No, but this course of action leads to the desired effect--the hampering of an activity that one finds objectionally. Nothing wrong with that, happens all the time at the federal and state level, but at least, Professor "keep it real". Again, Santorum's views are crystal clear regarding this activity.

Just admit it, and move on.

Anonymous said...

Anony 6:20 p.m. here. Just to make it clear, what Colmes said is offensive to some people. I find it part of his m.o., like his conservative counterparts (Sykes in particular), to make wild statements to generate a buzz.

John Foust said...

The parsing continues! Santorum doesn't have an opinion about whether states can prohibit contraception? Santorum wants to end that funding for financial reasons and pro-freedom reasons and government-size reasons, and not because he wants to convert his beliefs into law?

You see, the Santorum family's abortion decisions are special.

S said...

Don Imus was fired for less, and being a jerk was more consistent with his job description.

George Will once asserted that, according to modern liberalism, everything should be prohibited or mandatory. If you substituted "subsidized" for "mandatory", Anonymous would seem to be on board.

Tom said...

John, I think nearly all people would consider adultery a bad thing. I also think a majority of people would not want government to criminalize adultery.

I'm not saying Santorum is or isn't in favor of government banning birth control - I don't know enough to make that conclusion. My point is, neither do you.

John Foust said...

What does this clip tell you, Tom?

Anonymous said...

Here is an actual Rick Santorum quote: “One of the things I will talk about, that no president has talked about before, is I think the dangers of contraception in this country...Many of the Christian faith have said, well, that’s okay, contraception is okay. It’s not okay. It’s a license to do things in a sexual realm that is counter to how things are supposed to be.”

Tom, it's called taking evidence and drawing a conclusion. Based on his own words, one can PROPERLY deduce that Santorum would favor Congressional action outlawing birth control if he had his druthers. So, Tom, please stop being obtuse and ignorant.

Dad29 said...

“One of the things I will talk about, that no president has talked about before, is I think the dangers of contraception in this country...Many of the Christian faith have said, well, that’s okay, contraception is okay. It’s not okay. It’s a license to do things in a sexual realm that is counter to how things are supposed to be.”

One cannot ask for more clear evidence that Santorum will, single-handedly, make contraceptives illegal throughout the land.

It's just so OBVIOUS. It's right there, in pixels and stuff like that. It screams forth from the page to the mind!

Anonymous said...

Dad29, it took you great courage to admit that you are wrong. I commend you! Indeed, Santorum would support efforts to ban contraception.
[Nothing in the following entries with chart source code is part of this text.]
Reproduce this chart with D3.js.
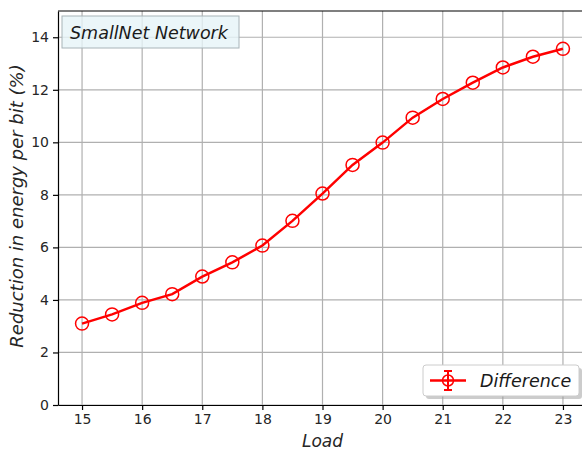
<!DOCTYPE html>
<meta charset="utf-8">
<style>
body { margin: 0; background: #fff; }
text { font-family: "DejaVu Sans", sans-serif; }
.grid line { stroke: #b0b0b0; stroke-width: 1.2px; }
.axis path, .axis line { stroke: #000; stroke-width: 1.2px; }
.axis text { font-size: 14px; fill: #262626; }
</style>
<body>
<script src="https://d3js.org/d3.v7.min.js"></script>
<script>

// data
var load = [15, 15.5, 16, 16.5, 17, 17.5, 18, 18.5, 19, 19.5, 20, 20.5, 21, 21.5, 22, 22.5, 23];
var reduction = [3.1, 3.45, 3.89, 4.22, 4.89, 5.43, 6.07, 7.01, 8.05, 9.14, 9.99, 10.94, 11.65, 12.27, 12.85, 13.26, 13.56];
var xTicks = [15, 16, 17, 18, 19, 20, 21, 22, 23];
var yTicks = [0, 2, 4, 6, 8, 10, 12, 14];

var margin = {top: 11, right: 0, bottom: 45, left: 58},
    width = 582 - margin.left - margin.right,
    height = 450 - margin.top - margin.bottom;

var x = d3.scaleLinear().domain([14.6, 23.4]).range([0, 529]);
var y = d3.scaleLinear().domain([0, 15]).range([height, 0]);

var svg = d3.select("body").append("svg")
    .attr("width", 582)
    .attr("height", 450)
  .append("g")
    .attr("transform", "translate(" + margin.left + "," + margin.top + ")");

// grid
svg.append("g")
    .attr("class", "grid")
    .selectAll("line.v")
    .data(xTicks)
  .enter().append("line")
    .attr("x1", function(d) { return x(d); })
    .attr("x2", function(d) { return x(d); })
    .attr("y1", 0)
    .attr("y2", height);

svg.append("g")
    .attr("class", "grid")
    .selectAll("line.h")
    .data(yTicks)
  .enter().append("line")
    .attr("x1", 0)
    .attr("x2", width)
    .attr("y1", function(d) { return y(d); })
    .attr("y2", function(d) { return y(d); });

// axes
svg.append("g")
    .attr("class", "axis")
    .attr("transform", "translate(0," + height + ")")
    .call(d3.axisBottom(x).tickValues(xTicks).tickSize(5).tickPadding(4).tickSizeOuter(0));

svg.append("g")
    .attr("class", "axis")
    .call(d3.axisLeft(y).tickValues(yTicks).tickSize(5).tickPadding(4).tickSizeOuter(0));

svg.append("line")
    .attr("x1", 0).attr("x2", width)
    .attr("y1", 0).attr("y2", 0)
    .attr("stroke", "#000").attr("stroke-width", 1.2);

// line + markers
var line = d3.line()
    .x(function(d, i) { return x(load[i]); })
    .y(function(d) { return y(d); });

svg.append("path")
    .datum(reduction)
    .attr("fill", "none")
    .attr("stroke", "#ff0000")
    .attr("stroke-width", 2.5)
    .attr("d", line);

svg.selectAll("circle.pt")
    .data(reduction)
  .enter().append("circle")
    .attr("class", "pt")
    .attr("cx", function(d, i) { return x(load[i]); })
    .attr("cy", function(d) { return y(d); })
    .attr("r", 6.5)
    .attr("fill", "none")
    .attr("stroke", "#ff0000")
    .attr("stroke-width", 1.5);

// axis labels
svg.append("text")
    .attr("x", x(19))
    .attr("y", height + 42)
    .attr("text-anchor", "middle")
    .style("font-size", "17px")
    .style("font-style", "italic")
    .attr("fill", "#262626")
    .text("Load");

svg.append("text")
    .attr("transform", "translate(-35," + (height / 2 - 2) + ") rotate(-90)")
    .attr("text-anchor", "middle")
    .style("font-size", "18px")
    .style("font-style", "italic")
    .attr("fill", "#262626")
    .text("Reduction in energy per bit (%)");

// title box
svg.append("rect")
    .attr("x", 4).attr("y", 5)
    .attr("width", 177).attr("height", 32)
    .attr("fill", "#e6f4f8").attr("fill-opacity", 0.8)
    .attr("stroke", "#a8b4b8").attr("stroke-width", 1);

svg.append("text")
    .attr("x", 12).attr("y", 28)
    .style("font-size", "17.5px")
    .style("font-style", "italic")
    .attr("fill", "#1a1a1a")
    .text("SmallNet Network");

// legend
var lg = svg.append("g").attr("transform", "translate(365,354)");
lg.append("rect")
    .attr("x", 3).attr("y", 3)
    .attr("width", 156).attr("height", 31).attr("rx", 3)
    .attr("fill", "#999").attr("fill-opacity", 0.5);
lg.append("rect")
    .attr("width", 156).attr("height", 31).attr("rx", 3)
    .attr("fill", "#fff").attr("stroke", "#ccc");
lg.append("line")
    .attr("x1", 7).attr("x2", 43).attr("y1", 15.5).attr("y2", 15.5)
    .attr("stroke", "#ff0000").attr("stroke-width", 2.5);
lg.append("line")
    .attr("x1", 25).attr("x2", 25).attr("y1", 6).attr("y2", 25)
    .attr("stroke", "#ff0000").attr("stroke-width", 2);
lg.append("line")
    .attr("x1", 21).attr("x2", 29).attr("y1", 6).attr("y2", 6)
    .attr("stroke", "#ff0000").attr("stroke-width", 2);
lg.append("line")
    .attr("x1", 21).attr("x2", 29).attr("y1", 25).attr("y2", 25)
    .attr("stroke", "#ff0000").attr("stroke-width", 2);
lg.append("circle")
    .attr("cx", 25).attr("cy", 15.5).attr("r", 5.5)
    .attr("fill", "none").attr("stroke", "#ff0000").attr("stroke-width", 1.5);
lg.append("text")
    .attr("x", 57).attr("y", 22)
    .style("font-size", "17.5px")
    .style("font-style", "italic")
    .attr("fill", "#1a1a1a")
    .text("Difference");

</script>
</body>
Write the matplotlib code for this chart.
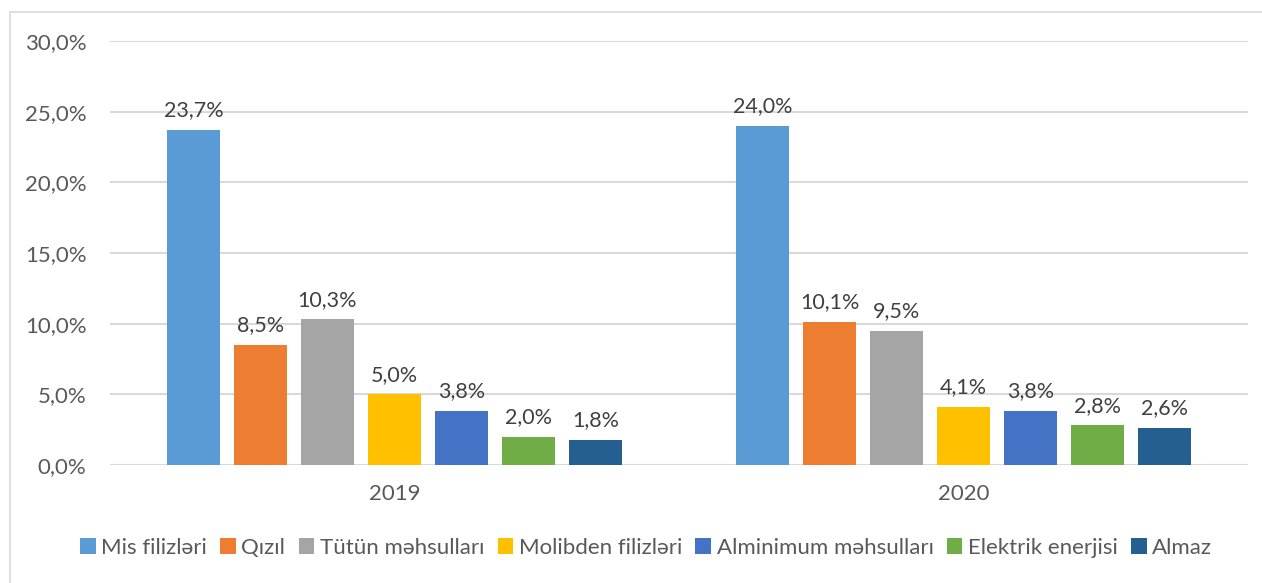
import numpy as np
import matplotlib.pyplot as plt
from matplotlib.patches import Rectangle

plt.rcParams['font.family'] = ['Lato', 'DejaVu Sans']

years = ['2019', '2020']
products = ['Mis filizləri', 'Qızıl', 'Tütün məhsulları', 'Molibden filizləri',
            'Alminimum məhsulları', 'Elektrik enerjisi', 'Almaz']
values_2019 = [23.7, 8.5, 10.3, 5.0, 3.8, 2.0, 1.8]
values_2020 = [24.0, 10.1, 9.5, 4.1, 3.8, 2.8, 2.6]
colors = ['#5B9BD5', '#ED7D31', '#A5A5A5', '#FFC000', '#4472C4', '#70AD47', '#255E91']
y_ticks = [0, 5, 10, 15, 20, 25, 30]


def pct(v):
    return f'{v:.1f}%'.replace('.', ',')


fig = plt.figure(figsize=(12.62, 5.83), dpi=100)
fig.patches.append(Rectangle((10 / 1262, -0.1), 1.2, (583 - 12) / 583 + 0.1,
                             transform=fig.transFigure, fill=False,
                             edgecolor='#D9D9D9', linewidth=1.2))
ax = fig.add_axes([110 / 1262, 118 / 583, 1138 / 1262, 424 / 583])

x = np.arange(len(years))
step = 0.1177
width = 0.0931
for i, name in enumerate(products):
    vals = [values_2019[i], values_2020[i]]
    pos = x + (i - 3) * step
    ax.bar(pos, vals, width=width, color=colors[i], label=name, zorder=3)
    for p, v in zip(pos, vals):
        ax.annotate(pct(v), (p, v), xytext=(0, 7), textcoords='offset points',
                    ha='center', va='bottom', fontsize=15.5, color='#404040')

ax.set_xlim(-0.5, 1.5)
ax.set_ylim(0, 30)
ax.set_yticks(y_ticks)
ax.set_yticklabels([pct(t) for t in y_ticks])
ax.set_xticks(x)
ax.set_xticklabels(years)
ax.tick_params(axis='both', length=0, labelsize=16, labelcolor='#595959')
ax.tick_params(axis='y', pad=17)
ax.tick_params(axis='x', pad=14)
ax.grid(axis='y', color='#D9D9D9', linewidth=1.5, zorder=0)
for s in ax.spines.values():
    s.set_visible(False)

leg = fig.legend(loc='center', bbox_to_anchor=(0.512, (583 - 548) / 583), ncol=7,
                 frameon=False, fontsize=16, handlelength=0.7, handleheight=0.7,
                 handletextpad=0.25, columnspacing=0.6)
for t in leg.get_texts():
    t.set_color('#595959')

fig.savefig('out.png', dpi=100)
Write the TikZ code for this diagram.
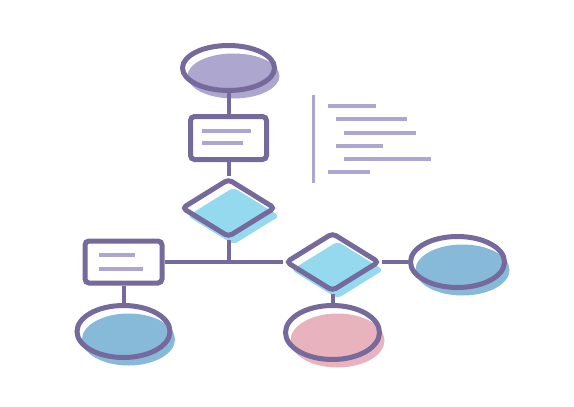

He has purposely avoided saying it directly--that is what politicians do!--but his principles and statements without a doubt clearly indicate his position.

Now, having himself openly lead the charge is an entirely different manner. And, as our dear Professor just pointed out in a different thread, IF Santorum would make a definitive statement regarding the prohibition of birth control, that he would favor it, he would be "done" politically.

But the adults know better. Santorum is saying it without saying it! He must have taken advice from P-Mac!

Dad29 said...

Your wish is my command, Anony!

Follow the link on this blog-post and listen to Santorum's Wierd, Strange, Dictatorial, Imam-like categorical assertion on the matter.

http://dad29.blogspot.com/2012/01/santorum-on-birth-control.html

Anonymous said...

Here is what Santorum stated EXACTLY on the clip that Dad29 linked to...

"The states have the right to do a lot of things. That doesn't mean they should do it. Some asked me if the states have the right to do it [referring to banning contraception]. Yes, they have the right to do it. They shouldn't do it, I wouldn't vote for it if they did, but that doesn't mean they have don't have the right to do it. You know, Bill, because you're a Catholic, the Catholic Church teaches that contraception is something you shouldn't do."


The clip only proves that Santorum would not interfere with efforts to ban contraception. Please note he said he wouldn't "vote for it", but he also never said he would oppose signing legislation to ban it as president. Spoken like a true politician!

Dad29 said...

he also never said he would oppose signing legislation to ban it as president.

This is what you call "intelligent commentary"?

Anonymous said...

Dad29--Let me speak real slowly for you to understand. Santorum had the opportunity to clearly state that, if he was president, he would oppose any Congressional effort to outlaw contraception. He had his moment to clarify his position...and blew it.

Tom said...

"Yes, they have the right to do it. They shouldn't do it, I wouldn't vote for it if they did"

How more clear can you possibly get?

Dad29 said...

Umnnnhh....wow.

IF Congress passes such a bill, THEN Santorum MIGHT sign it.

That's perfectly congruent with the Commander-in-Chief NOT 'closing Gitmo.'

Uh-huh.

Anonymous said...

Tom/Dad29--If Santorum vetoed legislation outlawing contraception, he would be in direct violation of the official stance taken by the church. So if you want to delude yourself into thinking he would go against his personal and religious beliefs, knock yourself out!